Une prétendue révolution au seul bénéfice de la bourgeoisie
Les étudiants et une partie de la population ont organisé une manifestation qui s’est transformée en un soulèvement qui a défié ouvertement le régime. Finalement, le 5 août 2024, Cheikh Hasina a signé sa démission en présence des chefs militaires et a remis le pouvoir à l’armée. Le changement de régime, qualifié de « révolution », était en réalité un coup d’État militaire en coulisse dont les manifestants ont servi de caution civile et de masse de manœuvre.
Les gauchistes cités plus haut prétendent que les étudiants ont pu « dénoncer l’imposture de la démocratie bourgeoise ». Si la réponse brutale du gouvernement a montré qu’un gouvernement démocratique élu était en réalité une dictature ouverte, les émeutes l’ont remplacé par la dictature d’une autre fraction bourgeoise ! Les organisations étudiantes réclament désormais de nouvelles élections plus « démocratiques ». Voilà tout !
La question du chômage a été instrumentalisée pour un règlement de comptes entre cliques bourgeoises d’autant plus facilement que la revendication du partage « équitable » des emplois dans la fonction publique pour les seuls étudiants ne constitue pas un terrain de lutte favorable pour la classe ouvrière. C’est au contraire un piège, celui de l’enfermement corporatiste. Les « masses révolutionnaires » n’existaient que dans l’imagination des gauchistes.
À l’image des grèves de 4,5 millions de travailleurs de l’industrie textile, l’an dernier, la lutte des travailleurs contre les effets de la crise économique demeure la seule véritable perspective.
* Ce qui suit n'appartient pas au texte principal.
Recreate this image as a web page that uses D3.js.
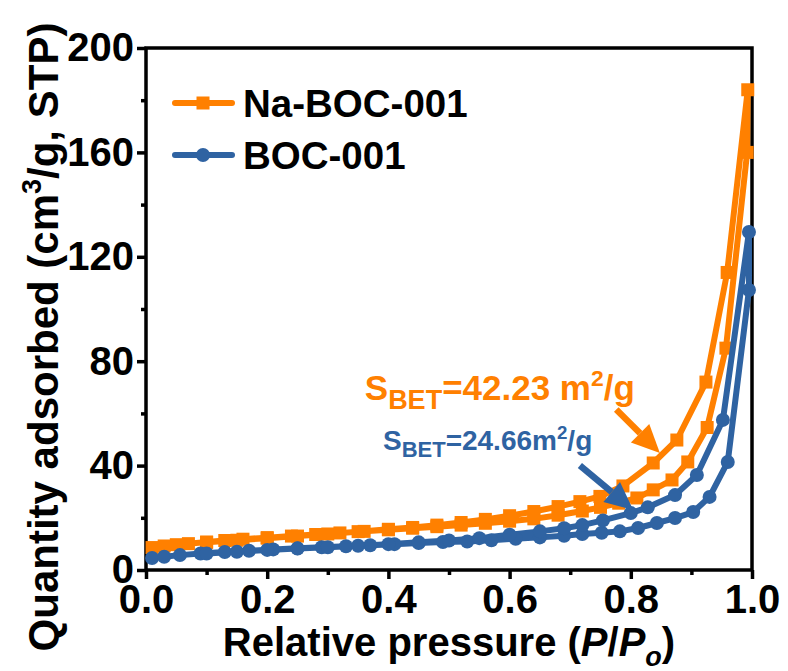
<!DOCTYPE html>
<html>
<head>
<meta charset="utf-8">
<script src="https://cdn.jsdelivr.net/npm/d3@7"></script>
<style>
  html, body { margin: 0; padding: 0; background: #fff; }
  svg { display: block; }
  text { font-family: Arial, "Liberation Sans", sans-serif; font-weight: bold; }
</style>
</head>
<body>
<svg id="chart" width="788" height="671"></svg>
<script>
// N2 adsorption–desorption isotherms (P/P0, cm3/g STP)
const naAdsorption = [
  [0.01, 8.6], [0.03, 9.2], [0.05, 9.7], [0.07, 10.1], [0.10, 10.7], [0.13, 11.3],
  [0.16, 11.8], [0.20, 12.4], [0.24, 13.0], [0.28, 13.6], [0.32, 14.2], [0.36, 14.8],
  [0.40, 15.4], [0.44, 16.0], [0.48, 16.6], [0.52, 17.2], [0.56, 17.9], [0.60, 18.7],
  [0.64, 19.6], [0.68, 21.0], [0.72, 22.6], [0.75, 24.0], [0.78, 25.6], [0.81, 27.6],
  [0.837, 30.7], [0.868, 34.5], [0.894, 41.4], [0.926, 54.6], [0.957, 85.0], [0.992, 160.0]
];
const naDesorption = [
  [0.993, 184.0], [0.959, 114.0], [0.924, 72.0], [0.876, 49.8], [0.837, 41.0],
  [0.787, 32.2], [0.749, 28.2], [0.716, 26.2], [0.68, 24.3], [0.64, 22.4], [0.60, 20.8],
  [0.56, 19.4], [0.52, 18.2], [0.48, 17.2], [0.44, 16.3], [0.40, 15.6], [0.35, 14.7],
  [0.30, 13.8], [0.25, 13.0], [0.20, 12.2], [0.15, 11.4], [0.10, 10.6]
];
const bocAdsorption = [
  [0.01, 4.6], [0.03, 5.1], [0.056, 5.7], [0.09, 6.3], [0.13, 6.9], [0.17, 7.4],
  [0.21, 7.9], [0.25, 8.3], [0.29, 8.7], [0.33, 9.1], [0.37, 9.5], [0.41, 9.9],
  [0.45, 10.3], [0.49, 10.7], [0.53, 10.9], [0.57, 11.4], [0.61, 12.0], [0.65, 12.5],
  [0.69, 13.1], [0.72, 13.8], [0.752, 14.3], [0.782, 14.8], [0.812, 16.1], [0.843, 18.0],
  [0.873, 19.9], [0.903, 22.2], [0.93, 28.0], [0.96, 41.4], [0.995, 107.3]
];
const bocDesorption = [
  [0.995, 129.5], [0.952, 57.5], [0.909, 36.4], [0.873, 28.7], [0.828, 24.0],
  [0.80, 21.8], [0.754, 19.0], [0.72, 17.2], [0.69, 16.0], [0.65, 14.8], [0.60, 13.5],
  [0.55, 12.2], [0.50, 11.3], [0.45, 10.6], [0.40, 9.9], [0.35, 9.3], [0.30, 8.7],
  [0.25, 8.2], [0.20, 7.7], [0.15, 7.0], [0.10, 6.3]
];
const seriesNames = ["Na-BOC-001", "BOC-001"];
const xTicks = [0, 0.2, 0.4, 0.6, 0.8, 1.0];
const xMinorTicks = [0.1, 0.3, 0.5, 0.7, 0.9];
const yTicks = [0, 40, 80, 120, 160, 200];
const yMinorTicks = [20, 60, 100, 140, 180];

const ORANGE = "#ff8000";
const BLUE = "#2f63a2";

const svg = d3.select("#chart");
const margin = { left: 146, right: 36, top: 48, bottom: 101 };
const W = 788, H = 671;

const x = d3.scaleLinear().domain([0, 1]).range([margin.left, W - margin.right]);
const y = d3.scaleLinear().domain([0, 200]).range([H - margin.bottom, margin.top]);

// ----- axes -----
const xAxisG = svg.append("g").attr("transform", `translate(0,${y(0)})`);
xAxisG.call(d3.axisBottom(x).tickValues(xTicks).tickFormat(d3.format(".1f")).tickSize(9).tickPadding(7));
xAxisG.append("g").call(d3.axisBottom(x).tickValues(xMinorTicks).tickFormat("").tickSize(5))
  .call(g => g.select(".domain").remove());

const yAxisG = svg.append("g").attr("transform", `translate(${x(0)},0)`);
yAxisG.call(d3.axisLeft(y).tickValues(yTicks).tickFormat(d3.format("d")).tickSize(9).tickPadding(3));
yAxisG.append("g").call(d3.axisLeft(y).tickValues(yMinorTicks).tickFormat("").tickSize(5))
  .call(g => g.select(".domain").remove());

svg.selectAll(".domain").remove();
svg.selectAll(".tick line").attr("stroke", "#000").attr("stroke-width", 3.5);
svg.selectAll(".tick text").attr("fill", "#000").attr("font-size", 40)
  .attr("font-family", "Arial, 'Liberation Sans', sans-serif").attr("font-weight", "bold");
xAxisG.selectAll(".tick text").attr("dy", "0.68em");

// plot frame
svg.append("rect")
  .attr("x", x(0)).attr("y", y(200))
  .attr("width", x(1) - x(0)).attr("height", y(0) - y(200))
  .attr("fill", "none").attr("stroke", "#000").attr("stroke-width", 3.5);

// ----- series -----
const line = d3.line().x(d => x(d[0])).y(d => y(d[1]));
const plot = svg.append("g");

function drawSeries(points, color, marker) {
  plot.append("path").datum(points)
    .attr("d", line).attr("fill", "none")
    .attr("stroke", color).attr("stroke-width", 6).attr("stroke-linejoin", "round");
  if (marker === "square") {
    plot.append("g").selectAll("rect").data(points).join("rect")
      .attr("x", d => x(d[0]) - 6.5).attr("y", d => y(d[1]) - 6.5)
      .attr("width", 13).attr("height", 13).attr("fill", color);
  } else {
    plot.append("g").selectAll("circle").data(points).join("circle")
      .attr("cx", d => x(d[0])).attr("cy", d => y(d[1])).attr("r", 7).attr("fill", color);
  }
}
drawSeries(naAdsorption.concat(naDesorption), ORANGE, "square");
drawSeries(bocAdsorption.concat(bocDesorption), BLUE, "circle");

// ----- annotations -----
function arrow(from, to, color) {
  const x0 = x(from[0]), y0 = y(from[1]), x1 = x(to[0]), y1 = y(to[1]);
  const ang = Math.atan2(y1 - y0, x1 - x0);
  const headLen = 28, headW = 13;
  const bx = x1 - headLen * Math.cos(ang), by = y1 - headLen * Math.sin(ang);
  svg.append("line").attr("x1", x0).attr("y1", y0).attr("x2", bx).attr("y2", by)
    .attr("stroke", color).attr("stroke-width", 6.5);
  const px = -Math.sin(ang), py = Math.cos(ang);
  svg.append("path")
    .attr("d", `M${x1},${y1}L${bx + headW * px},${by + headW * py}L${bx - headW * px},${by - headW * py}Z`)
    .attr("fill", color);
}
arrow([0.776, 61.5], [0.848, 44.8], ORANGE);
arrow([0.716, 40.0], [0.804, 23.0], BLUE);

function sbetLabel(pos, value, gap, color, size, subSize) {
  const t = svg.append("text").attr("x", x(pos[0])).attr("y", y(pos[1]))
    .attr("fill", color).attr("font-size", size);
  t.append("tspan").text("S");
  t.append("tspan").attr("font-size", subSize).attr("dy", size * 0.25).text("BET");
  t.append("tspan").attr("dy", -size * 0.25).text("=" + value + gap + "m");
  t.append("tspan").attr("font-size", subSize * 0.85).attr("dy", -size * 0.4).text("2");
  t.append("tspan").attr("dy", size * 0.4).text("/g");
}
sbetLabel([0.361, 65.1], "42.23", " ", ORANGE, 35, 27);
sbetLabel([0.391, 46.0], "24.66", "", BLUE, 28, 22);

// ----- legend -----
const legend = svg.append("g");
const legendItems = [
  { name: seriesNames[0], color: ORANGE, marker: "square" },
  { name: seriesNames[1], color: BLUE, marker: "circle" }
];
legendItems.forEach((item, i) => {
  const cy = 103 + i * 52;
  legend.append("line").attr("x1", 175).attr("x2", 232).attr("y1", cy).attr("y2", cy)
    .attr("stroke", item.color).attr("stroke-width", 6).attr("stroke-linecap", "round");
  if (item.marker === "square") {
    legend.append("rect").attr("x", 196.5).attr("y", cy - 6.5).attr("width", 13).attr("height", 13)
      .attr("fill", item.color);
  } else {
    legend.append("circle").attr("cx", 203).attr("cy", cy).attr("r", 7).attr("fill", item.color);
  }
  legend.append("text").attr("x", 243).attr("y", cy + 14)
    .attr("font-size", 38.5).attr("fill", "#000").text(item.name);
});

// ----- axis titles -----
const xTitle = svg.append("text")
  .attr("x", (x(0) + x(1)) / 2).attr("y", 656)
  .attr("text-anchor", "middle").attr("font-size", 40).attr("fill", "#000");
xTitle.append("tspan").text("Relative pressure (");
xTitle.append("tspan").attr("font-style", "italic").text("P");
xTitle.append("tspan").text("/");
xTitle.append("tspan").attr("font-style", "italic").text("P");
xTitle.append("tspan").attr("font-style", "italic").attr("font-size", 27).attr("dy", 10).text("o");
xTitle.append("tspan").attr("dy", -10).text(")");

const yTitle = svg.append("text")
  .attr("transform", `translate(58,337) rotate(-90)`)
  .attr("text-anchor", "middle").attr("font-size", 42).attr("fill", "#000");
yTitle.append("tspan").text("Quantity adsorbed (cm");
yTitle.append("tspan").attr("font-size", 27).attr("dy", -17).text("3");
yTitle.append("tspan").attr("dy", 17).text("/g, STP)");
</script>
</body>
</html>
Car la seule classe capable de donner une perspective politique à la lutte contre la crise du capitalisme, c’est la classe ouvrière.
Mais, il ne faut se faire aucune illusion : la classe ouvrière au Bangladesh est trop inexpérimentée pour résister, seule, aux nombreux pièges que lui tend la classe dominante, avec ses partis de gauche comme avec ses syndicats. C’est à travers la lutte internationale du prolétariat, particulièrement dans les plus anciens bastions de la classe ouvrière en Europe, que les ouvriers aux Bangladesh trouveront le chemin de la lutte révolutionnaire.